— Start of Material for this exercise —

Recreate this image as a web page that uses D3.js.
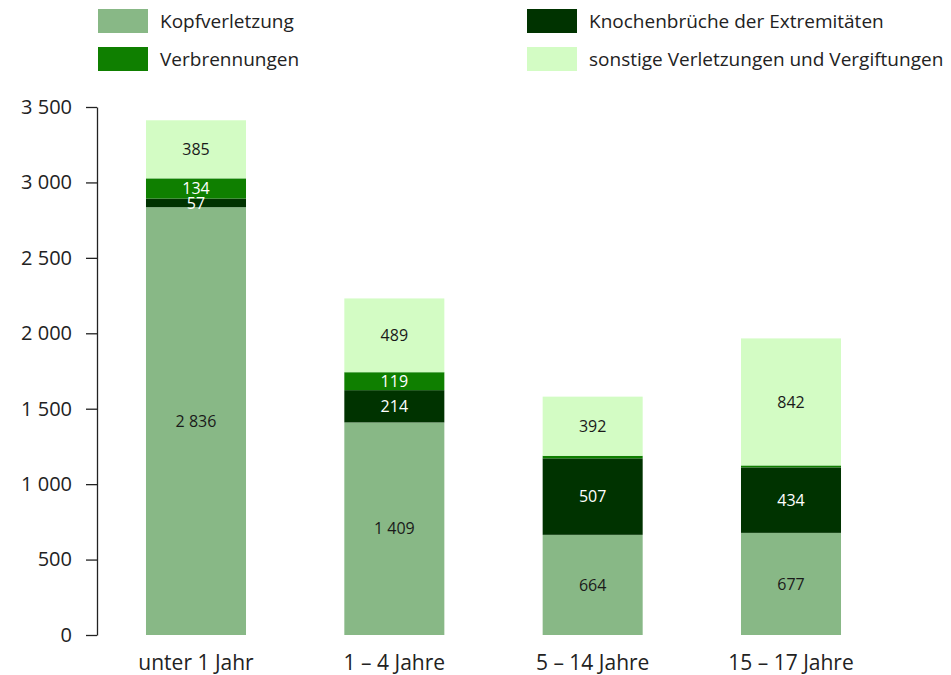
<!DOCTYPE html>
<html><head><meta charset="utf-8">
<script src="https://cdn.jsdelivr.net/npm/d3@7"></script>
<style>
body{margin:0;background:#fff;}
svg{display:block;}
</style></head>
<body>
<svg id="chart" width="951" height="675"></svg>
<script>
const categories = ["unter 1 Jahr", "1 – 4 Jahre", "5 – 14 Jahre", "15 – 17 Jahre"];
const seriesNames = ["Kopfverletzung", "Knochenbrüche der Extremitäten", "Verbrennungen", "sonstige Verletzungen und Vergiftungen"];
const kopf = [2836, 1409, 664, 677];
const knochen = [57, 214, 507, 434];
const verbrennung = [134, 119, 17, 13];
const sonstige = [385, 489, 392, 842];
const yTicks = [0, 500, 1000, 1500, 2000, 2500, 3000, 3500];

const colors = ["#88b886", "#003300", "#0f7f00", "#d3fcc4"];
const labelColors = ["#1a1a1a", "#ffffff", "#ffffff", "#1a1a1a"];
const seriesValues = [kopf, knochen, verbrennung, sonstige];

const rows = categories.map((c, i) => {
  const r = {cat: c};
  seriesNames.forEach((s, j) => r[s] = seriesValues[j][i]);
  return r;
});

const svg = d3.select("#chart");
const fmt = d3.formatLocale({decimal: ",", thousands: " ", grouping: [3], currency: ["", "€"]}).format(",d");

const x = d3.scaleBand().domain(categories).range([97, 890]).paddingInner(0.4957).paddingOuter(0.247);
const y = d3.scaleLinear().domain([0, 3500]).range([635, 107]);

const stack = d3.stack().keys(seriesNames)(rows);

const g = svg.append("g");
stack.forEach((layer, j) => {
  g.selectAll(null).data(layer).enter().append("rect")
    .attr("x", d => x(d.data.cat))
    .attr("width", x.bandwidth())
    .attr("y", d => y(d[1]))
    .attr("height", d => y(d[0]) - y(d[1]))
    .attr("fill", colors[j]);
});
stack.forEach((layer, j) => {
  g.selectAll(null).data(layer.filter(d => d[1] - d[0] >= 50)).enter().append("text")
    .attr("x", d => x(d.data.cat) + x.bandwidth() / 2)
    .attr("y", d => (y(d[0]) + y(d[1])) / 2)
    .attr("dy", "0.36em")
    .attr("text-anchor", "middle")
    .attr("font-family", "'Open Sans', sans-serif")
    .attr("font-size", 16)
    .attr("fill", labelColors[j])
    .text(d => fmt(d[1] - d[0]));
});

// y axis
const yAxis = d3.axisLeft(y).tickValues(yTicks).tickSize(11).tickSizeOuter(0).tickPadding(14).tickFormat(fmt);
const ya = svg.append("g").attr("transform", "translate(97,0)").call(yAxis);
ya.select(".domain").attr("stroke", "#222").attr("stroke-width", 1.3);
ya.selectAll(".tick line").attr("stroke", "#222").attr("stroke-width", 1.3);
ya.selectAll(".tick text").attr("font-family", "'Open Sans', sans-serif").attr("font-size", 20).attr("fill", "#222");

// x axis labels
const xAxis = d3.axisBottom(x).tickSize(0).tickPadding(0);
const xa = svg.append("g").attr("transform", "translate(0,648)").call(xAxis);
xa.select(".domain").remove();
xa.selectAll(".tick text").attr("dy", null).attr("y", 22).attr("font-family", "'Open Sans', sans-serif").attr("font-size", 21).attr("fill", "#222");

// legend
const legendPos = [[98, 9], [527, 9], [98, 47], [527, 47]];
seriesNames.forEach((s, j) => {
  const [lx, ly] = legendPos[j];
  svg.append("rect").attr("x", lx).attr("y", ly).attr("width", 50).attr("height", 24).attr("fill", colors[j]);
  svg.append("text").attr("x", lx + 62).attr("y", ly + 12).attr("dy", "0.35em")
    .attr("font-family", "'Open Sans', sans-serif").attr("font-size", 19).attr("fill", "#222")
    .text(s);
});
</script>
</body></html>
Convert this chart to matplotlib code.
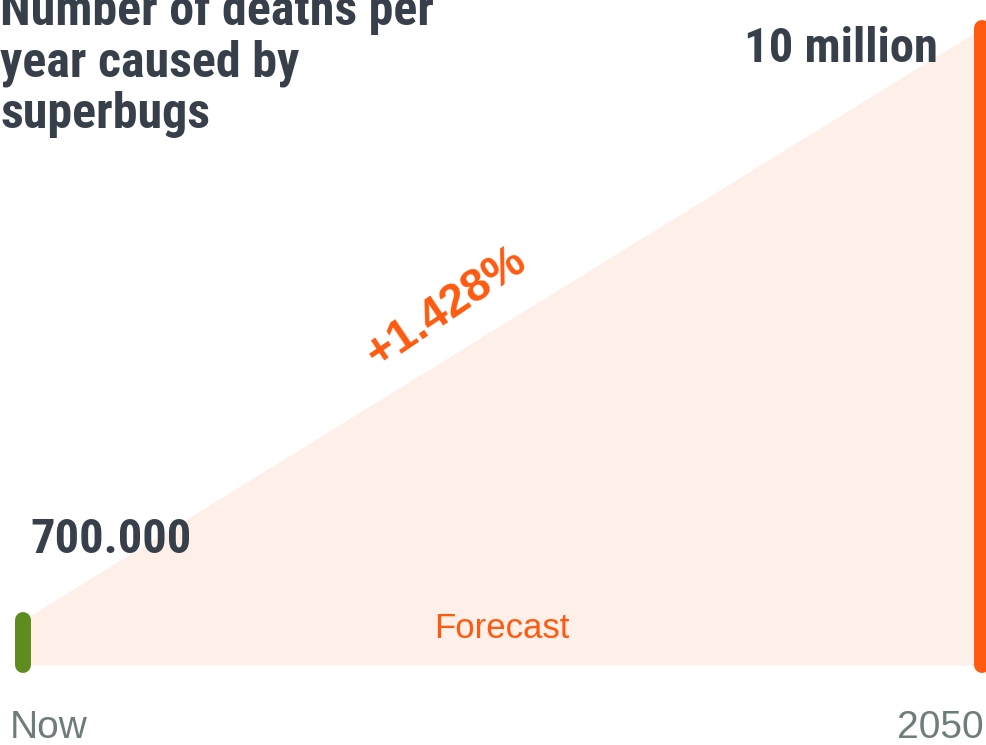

— End of Material for this exercise —

Repeat each entry exactly as it appears; skip any picture.

Recreate this image as a web page that uses D3.js.
<!DOCTYPE html>
<html><head><meta charset="utf-8">
<script src="https://cdn.jsdelivr.net/npm/d3@7"></script>
<style>
body{margin:0;background:#fff;}
svg{display:block;}
</style></head>
<body>
<svg id="chart" width="951" height="675"></svg>
<script>
const categories = ["unter 1 Jahr", "1 – 4 Jahre", "5 – 14 Jahre", "15 – 17 Jahre"];
const seriesNames = ["Kopfverletzung", "Knochenbrüche der Extremitäten", "Verbrennungen", "sonstige Verletzungen und Vergiftungen"];
const kopf = [2836, 1409, 664, 677];
const knochen = [57, 214, 507, 434];
const verbrennung = [134, 119, 17, 13];
const sonstige = [385, 489, 392, 842];
const yTicks = [0, 500, 1000, 1500, 2000, 2500, 3000, 3500];

const colors = ["#88b886", "#003300", "#0f7f00", "#d3fcc4"];
const labelColors = ["#1a1a1a", "#ffffff", "#ffffff", "#1a1a1a"];
const seriesValues = [kopf, knochen, verbrennung, sonstige];

const rows = categories.map((c, i) => {
  const r = {cat: c};
  seriesNames.forEach((s, j) => r[s] = seriesValues[j][i]);
  return r;
});

const svg = d3.select("#chart");
const fmt = d3.formatLocale({decimal: ",", thousands: " ", grouping: [3], currency: ["", "€"]}).format(",d");

const x = d3.scaleBand().domain(categories).range([97, 890]).paddingInner(0.4957).paddingOuter(0.247);
const y = d3.scaleLinear().domain([0, 3500]).range([635, 107]);

const stack = d3.stack().keys(seriesNames)(rows);

const g = svg.append("g");
stack.forEach((layer, j) => {
  g.selectAll(null).data(layer).enter().append("rect")
    .attr("x", d => x(d.data.cat))
    .attr("width", x.bandwidth())
    .attr("y", d => y(d[1]))
    .attr("height", d => y(d[0]) - y(d[1]))
    .attr("fill", colors[j]);
});
stack.forEach((layer, j) => {
  g.selectAll(null).data(layer.filter(d => d[1] - d[0] >= 50)).enter().append("text")
    .attr("x", d => x(d.data.cat) + x.bandwidth() / 2)
    .attr("y", d => (y(d[0]) + y(d[1])) / 2)
    .attr("dy", "0.36em")
    .attr("text-anchor", "middle")
    .attr("font-family", "'Open Sans', sans-serif")
    .attr("font-size", 16)
    .attr("fill", labelColors[j])
    .text(d => fmt(d[1] - d[0]));
});

// y axis
const yAxis = d3.axisLeft(y).tickValues(yTicks).tickSize(11).tickSizeOuter(0).tickPadding(14).tickFormat(fmt);
const ya = svg.append("g").attr("transform", "translate(97,0)").call(yAxis);
ya.select(".domain").attr("stroke", "#222").attr("stroke-width", 1.3);
ya.selectAll(".tick line").attr("stroke", "#222").attr("stroke-width", 1.3);
ya.selectAll(".tick text").attr("font-family", "'Open Sans', sans-serif").attr("font-size", 20).attr("fill", "#222");

// x axis labels
const xAxis = d3.axisBottom(x).tickSize(0).tickPadding(0);
const xa = svg.append("g").attr("transform", "translate(0,648)").call(xAxis);
xa.select(".domain").remove();
xa.selectAll(".tick text").attr("dy", null).attr("y", 22).attr("font-family", "'Open Sans', sans-serif").attr("font-size", 21).attr("fill", "#222");

// legend
const legendPos = [[98, 9], [527, 9], [98, 47], [527, 47]];
seriesNames.forEach((s, j) => {
  const [lx, ly] = legendPos[j];
  svg.append("rect").attr("x", lx).attr("y", ly).attr("width", 50).attr("height", 24).attr("fill", colors[j]);
  svg.append("text").attr("x", lx + 62).attr("y", ly + 12).attr("dy", "0.35em")
    .attr("font-family", "'Open Sans', sans-serif").attr("font-size", 19).attr("fill", "#222")
    .text(s);
});
</script>
</body></html>
Convert this chart to matplotlib code.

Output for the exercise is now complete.